* What needs to be done
Your copy of the material must match it exactly, except that pictures are dropped.

• • • •

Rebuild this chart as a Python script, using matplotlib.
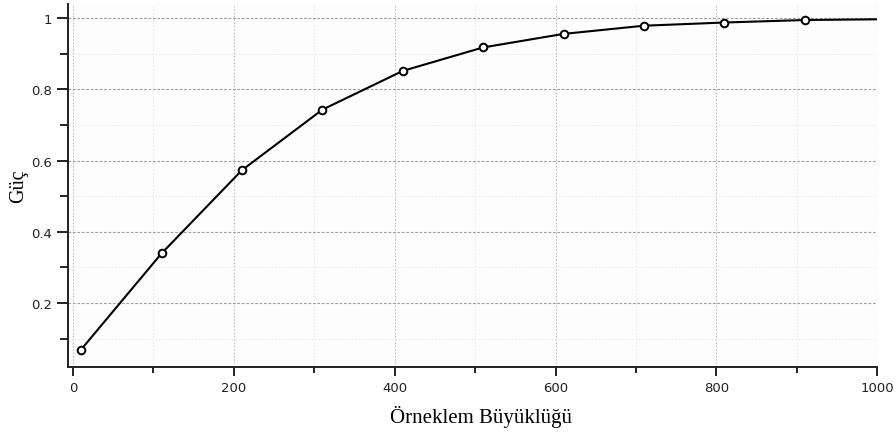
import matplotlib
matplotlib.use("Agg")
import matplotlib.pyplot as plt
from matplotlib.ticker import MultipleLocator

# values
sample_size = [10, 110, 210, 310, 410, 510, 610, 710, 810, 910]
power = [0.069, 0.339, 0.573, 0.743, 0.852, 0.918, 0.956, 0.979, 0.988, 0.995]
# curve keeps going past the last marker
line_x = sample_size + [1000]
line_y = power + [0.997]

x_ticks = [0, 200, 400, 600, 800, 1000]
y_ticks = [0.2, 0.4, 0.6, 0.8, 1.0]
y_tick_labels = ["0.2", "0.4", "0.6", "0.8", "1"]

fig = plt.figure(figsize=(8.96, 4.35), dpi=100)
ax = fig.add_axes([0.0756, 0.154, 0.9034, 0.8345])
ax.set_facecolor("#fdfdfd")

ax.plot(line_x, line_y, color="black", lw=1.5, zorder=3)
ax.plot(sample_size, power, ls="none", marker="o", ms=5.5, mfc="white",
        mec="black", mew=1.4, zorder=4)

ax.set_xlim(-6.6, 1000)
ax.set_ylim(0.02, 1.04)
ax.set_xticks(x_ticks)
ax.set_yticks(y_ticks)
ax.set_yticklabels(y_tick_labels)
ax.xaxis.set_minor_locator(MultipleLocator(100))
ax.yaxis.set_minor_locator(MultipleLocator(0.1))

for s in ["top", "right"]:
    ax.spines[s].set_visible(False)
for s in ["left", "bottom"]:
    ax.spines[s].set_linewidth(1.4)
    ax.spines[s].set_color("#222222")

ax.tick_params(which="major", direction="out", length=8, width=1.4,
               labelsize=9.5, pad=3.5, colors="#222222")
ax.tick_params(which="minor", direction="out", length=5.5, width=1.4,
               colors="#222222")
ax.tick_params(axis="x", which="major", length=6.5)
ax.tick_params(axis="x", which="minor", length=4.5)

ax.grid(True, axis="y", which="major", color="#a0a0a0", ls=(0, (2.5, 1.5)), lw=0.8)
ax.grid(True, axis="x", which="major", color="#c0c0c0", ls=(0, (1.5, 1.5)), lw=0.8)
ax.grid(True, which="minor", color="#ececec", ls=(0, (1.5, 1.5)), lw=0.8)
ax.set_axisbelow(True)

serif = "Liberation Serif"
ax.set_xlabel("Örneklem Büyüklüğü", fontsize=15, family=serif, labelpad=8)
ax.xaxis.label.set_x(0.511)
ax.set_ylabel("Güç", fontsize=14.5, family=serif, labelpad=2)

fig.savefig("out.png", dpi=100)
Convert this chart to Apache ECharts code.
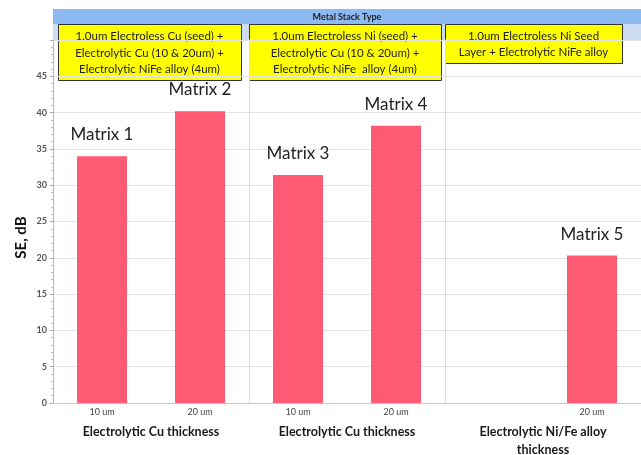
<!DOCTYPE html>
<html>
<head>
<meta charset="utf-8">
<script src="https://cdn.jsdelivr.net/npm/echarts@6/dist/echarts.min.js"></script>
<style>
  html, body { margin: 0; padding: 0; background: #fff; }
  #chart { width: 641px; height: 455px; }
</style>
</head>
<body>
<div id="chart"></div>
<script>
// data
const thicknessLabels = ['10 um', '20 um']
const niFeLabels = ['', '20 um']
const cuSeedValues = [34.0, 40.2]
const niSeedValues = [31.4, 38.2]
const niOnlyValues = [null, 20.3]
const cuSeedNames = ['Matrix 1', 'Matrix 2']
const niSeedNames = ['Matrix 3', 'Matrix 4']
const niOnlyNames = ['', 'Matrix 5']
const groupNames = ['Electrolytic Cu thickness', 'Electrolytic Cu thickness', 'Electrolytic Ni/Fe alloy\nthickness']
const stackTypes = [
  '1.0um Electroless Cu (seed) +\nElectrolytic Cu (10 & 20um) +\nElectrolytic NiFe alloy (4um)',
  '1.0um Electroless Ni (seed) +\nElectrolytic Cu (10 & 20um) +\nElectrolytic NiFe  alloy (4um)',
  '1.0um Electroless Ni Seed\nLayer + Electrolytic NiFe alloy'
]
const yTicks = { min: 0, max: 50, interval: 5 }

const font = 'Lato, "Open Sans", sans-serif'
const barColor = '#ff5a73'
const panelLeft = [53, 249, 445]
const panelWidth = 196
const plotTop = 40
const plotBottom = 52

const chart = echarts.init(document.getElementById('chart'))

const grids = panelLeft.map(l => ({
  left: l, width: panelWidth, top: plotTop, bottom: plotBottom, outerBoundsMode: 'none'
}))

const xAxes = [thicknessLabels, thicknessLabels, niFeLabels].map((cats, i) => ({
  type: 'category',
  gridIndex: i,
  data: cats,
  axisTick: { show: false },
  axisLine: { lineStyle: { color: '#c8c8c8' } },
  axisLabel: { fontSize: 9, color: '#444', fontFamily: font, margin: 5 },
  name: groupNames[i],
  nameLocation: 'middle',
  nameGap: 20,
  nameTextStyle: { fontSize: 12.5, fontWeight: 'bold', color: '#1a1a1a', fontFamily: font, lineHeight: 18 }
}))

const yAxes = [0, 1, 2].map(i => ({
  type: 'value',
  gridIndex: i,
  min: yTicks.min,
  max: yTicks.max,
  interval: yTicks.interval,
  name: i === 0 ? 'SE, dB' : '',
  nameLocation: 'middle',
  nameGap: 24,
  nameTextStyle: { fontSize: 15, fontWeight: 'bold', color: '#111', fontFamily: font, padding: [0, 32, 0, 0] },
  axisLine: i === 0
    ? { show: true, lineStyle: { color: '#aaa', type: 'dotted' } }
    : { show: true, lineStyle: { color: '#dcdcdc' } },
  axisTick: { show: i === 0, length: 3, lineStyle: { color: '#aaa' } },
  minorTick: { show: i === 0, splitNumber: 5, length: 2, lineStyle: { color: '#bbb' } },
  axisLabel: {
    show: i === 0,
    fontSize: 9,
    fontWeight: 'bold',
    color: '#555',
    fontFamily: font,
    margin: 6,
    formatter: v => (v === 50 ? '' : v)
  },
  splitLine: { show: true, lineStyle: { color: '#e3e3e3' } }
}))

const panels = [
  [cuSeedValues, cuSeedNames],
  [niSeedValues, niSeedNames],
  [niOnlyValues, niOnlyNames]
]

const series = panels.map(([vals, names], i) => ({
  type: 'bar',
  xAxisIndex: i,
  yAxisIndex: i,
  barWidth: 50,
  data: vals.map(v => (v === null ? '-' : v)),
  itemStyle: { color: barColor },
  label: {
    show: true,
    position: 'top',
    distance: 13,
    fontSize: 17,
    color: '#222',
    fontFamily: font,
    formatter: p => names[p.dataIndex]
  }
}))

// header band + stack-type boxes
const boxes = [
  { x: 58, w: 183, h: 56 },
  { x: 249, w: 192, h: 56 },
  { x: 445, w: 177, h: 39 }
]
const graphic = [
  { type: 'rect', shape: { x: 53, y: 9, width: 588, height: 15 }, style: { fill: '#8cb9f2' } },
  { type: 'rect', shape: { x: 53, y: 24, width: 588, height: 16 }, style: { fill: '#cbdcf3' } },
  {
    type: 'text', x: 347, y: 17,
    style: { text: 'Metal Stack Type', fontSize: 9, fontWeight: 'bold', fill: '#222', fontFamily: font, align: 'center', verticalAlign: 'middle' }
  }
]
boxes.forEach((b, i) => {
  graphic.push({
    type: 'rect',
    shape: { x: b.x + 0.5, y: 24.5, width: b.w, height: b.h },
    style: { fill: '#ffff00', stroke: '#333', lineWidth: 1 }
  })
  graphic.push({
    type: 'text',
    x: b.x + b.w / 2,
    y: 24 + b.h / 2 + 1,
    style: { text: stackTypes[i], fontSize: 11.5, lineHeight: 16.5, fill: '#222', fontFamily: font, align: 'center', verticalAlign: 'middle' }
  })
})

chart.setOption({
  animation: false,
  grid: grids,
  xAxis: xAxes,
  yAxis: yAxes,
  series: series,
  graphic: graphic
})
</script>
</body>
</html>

• • • •

* Response for this exercise
Rebuild this chart as a Python script, using matplotlib.
import matplotlib
matplotlib.use("Agg")
import matplotlib.pyplot as plt
from matplotlib.ticker import MultipleLocator

# values
sample_size = [10, 110, 210, 310, 410, 510, 610, 710, 810, 910]
power = [0.069, 0.339, 0.573, 0.743, 0.852, 0.918, 0.956, 0.979, 0.988, 0.995]
# curve keeps going past the last marker
line_x = sample_size + [1000]
line_y = power + [0.997]

x_ticks = [0, 200, 400, 600, 800, 1000]
y_ticks = [0.2, 0.4, 0.6, 0.8, 1.0]
y_tick_labels = ["0.2", "0.4", "0.6", "0.8", "1"]

fig = plt.figure(figsize=(8.96, 4.35), dpi=100)
ax = fig.add_axes([0.0756, 0.154, 0.9034, 0.8345])
ax.set_facecolor("#fdfdfd")

ax.plot(line_x, line_y, color="black", lw=1.5, zorder=3)
ax.plot(sample_size, power, ls="none", marker="o", ms=5.5, mfc="white",
        mec="black", mew=1.4, zorder=4)

ax.set_xlim(-6.6, 1000)
ax.set_ylim(0.02, 1.04)
ax.set_xticks(x_ticks)
ax.set_yticks(y_ticks)
ax.set_yticklabels(y_tick_labels)
ax.xaxis.set_minor_locator(MultipleLocator(100))
ax.yaxis.set_minor_locator(MultipleLocator(0.1))

for s in ["top", "right"]:
    ax.spines[s].set_visible(False)
for s in ["left", "bottom"]:
    ax.spines[s].set_linewidth(1.4)
    ax.spines[s].set_color("#222222")

ax.tick_params(which="major", direction="out", length=8, width=1.4,
               labelsize=9.5, pad=3.5, colors="#222222")
ax.tick_params(which="minor", direction="out", length=5.5, width=1.4,
               colors="#222222")
ax.tick_params(axis="x", which="major", length=6.5)
ax.tick_params(axis="x", which="minor", length=4.5)

ax.grid(True, axis="y", which="major", color="#a0a0a0", ls=(0, (2.5, 1.5)), lw=0.8)
ax.grid(True, axis="x", which="major", color="#c0c0c0", ls=(0, (1.5, 1.5)), lw=0.8)
ax.grid(True, which="minor", color="#ececec", ls=(0, (1.5, 1.5)), lw=0.8)
ax.set_axisbelow(True)

serif = "Liberation Serif"
ax.set_xlabel("Örneklem Büyüklüğü", fontsize=15, family=serif, labelpad=8)
ax.xaxis.label.set_x(0.511)
ax.set_ylabel("Güç", fontsize=14.5, family=serif, labelpad=2)

fig.savefig("out.png", dpi=100)
Convert this chart to Apache ECharts code.
<!DOCTYPE html>
<html>
<head>
<meta charset="utf-8">
<script src="https://cdn.jsdelivr.net/npm/echarts@6/dist/echarts.min.js"></script>
<style>
  html, body { margin: 0; padding: 0; background: #fff; }
  #chart { width: 641px; height: 455px; }
</style>
</head>
<body>
<div id="chart"></div>
<script>
// data
const thicknessLabels = ['10 um', '20 um']
const niFeLabels = ['', '20 um']
const cuSeedValues = [34.0, 40.2]
const niSeedValues = [31.4, 38.2]
const niOnlyValues = [null, 20.3]
const cuSeedNames = ['Matrix 1', 'Matrix 2']
const niSeedNames = ['Matrix 3', 'Matrix 4']
const niOnlyNames = ['', 'Matrix 5']
const groupNames = ['Electrolytic Cu thickness', 'Electrolytic Cu thickness', 'Electrolytic Ni/Fe alloy\nthickness']
const stackTypes = [
  '1.0um Electroless Cu (seed) +\nElectrolytic Cu (10 & 20um) +\nElectrolytic NiFe alloy (4um)',
  '1.0um Electroless Ni (seed) +\nElectrolytic Cu (10 & 20um) +\nElectrolytic NiFe  alloy (4um)',
  '1.0um Electroless Ni Seed\nLayer + Electrolytic NiFe alloy'
]
const yTicks = { min: 0, max: 50, interval: 5 }

const font = 'Lato, "Open Sans", sans-serif'
const barColor = '#ff5a73'
const panelLeft = [53, 249, 445]
const panelWidth = 196
const plotTop = 40
const plotBottom = 52

const chart = echarts.init(document.getElementById('chart'))

const grids = panelLeft.map(l => ({
  left: l, width: panelWidth, top: plotTop, bottom: plotBottom, outerBoundsMode: 'none'
}))

const xAxes = [thicknessLabels, thicknessLabels, niFeLabels].map((cats, i) => ({
  type: 'category',
  gridIndex: i,
  data: cats,
  axisTick: { show: false },
  axisLine: { lineStyle: { color: '#c8c8c8' } },
  axisLabel: { fontSize: 9, color: '#444', fontFamily: font, margin: 5 },
  name: groupNames[i],
  nameLocation: 'middle',
  nameGap: 20,
  nameTextStyle: { fontSize: 12.5, fontWeight: 'bold', color: '#1a1a1a', fontFamily: font, lineHeight: 18 }
}))

const yAxes = [0, 1, 2].map(i => ({
  type: 'value',
  gridIndex: i,
  min: yTicks.min,
  max: yTicks.max,
  interval: yTicks.interval,
  name: i === 0 ? 'SE, dB' : '',
  nameLocation: 'middle',
  nameGap: 24,
  nameTextStyle: { fontSize: 15, fontWeight: 'bold', color: '#111', fontFamily: font, padding: [0, 32, 0, 0] },
  axisLine: i === 0
    ? { show: true, lineStyle: { color: '#aaa', type: 'dotted' } }
    : { show: true, lineStyle: { color: '#dcdcdc' } },
  axisTick: { show: i === 0, length: 3, lineStyle: { color: '#aaa' } },
  minorTick: { show: i === 0, splitNumber: 5, length: 2, lineStyle: { color: '#bbb' } },
  axisLabel: {
    show: i === 0,
    fontSize: 9,
    fontWeight: 'bold',
    color: '#555',
    fontFamily: font,
    margin: 6,
    formatter: v => (v === 50 ? '' : v)
  },
  splitLine: { show: true, lineStyle: { color: '#e3e3e3' } }
}))

const panels = [
  [cuSeedValues, cuSeedNames],
  [niSeedValues, niSeedNames],
  [niOnlyValues, niOnlyNames]
]

const series = panels.map(([vals, names], i) => ({
  type: 'bar',
  xAxisIndex: i,
  yAxisIndex: i,
  barWidth: 50,
  data: vals.map(v => (v === null ? '-' : v)),
  itemStyle: { color: barColor },
  label: {
    show: true,
    position: 'top',
    distance: 13,
    fontSize: 17,
    color: '#222',
    fontFamily: font,
    formatter: p => names[p.dataIndex]
  }
}))

// header band + stack-type boxes
const boxes = [
  { x: 58, w: 183, h: 56 },
  { x: 249, w: 192, h: 56 },
  { x: 445, w: 177, h: 39 }
]
const graphic = [
  { type: 'rect', shape: { x: 53, y: 9, width: 588, height: 15 }, style: { fill: '#8cb9f2' } },
  { type: 'rect', shape: { x: 53, y: 24, width: 588, height: 16 }, style: { fill: '#cbdcf3' } },
  {
    type: 'text', x: 347, y: 17,
    style: { text: 'Metal Stack Type', fontSize: 9, fontWeight: 'bold', fill: '#222', fontFamily: font, align: 'center', verticalAlign: 'middle' }
  }
]
boxes.forEach((b, i) => {
  graphic.push({
    type: 'rect',
    shape: { x: b.x + 0.5, y: 24.5, width: b.w, height: b.h },
    style: { fill: '#ffff00', stroke: '#333', lineWidth: 1 }
  })
  graphic.push({
    type: 'text',
    x: b.x + b.w / 2,
    y: 24 + b.h / 2 + 1,
    style: { text: stackTypes[i], fontSize: 11.5, lineHeight: 16.5, fill: '#222', fontFamily: font, align: 'center', verticalAlign: 'middle' }
  })
})

chart.setOption({
  animation: false,
  grid: grids,
  xAxis: xAxes,
  yAxis: yAxes,
  series: series,
  graphic: graphic
})
</script>
</body>
</html>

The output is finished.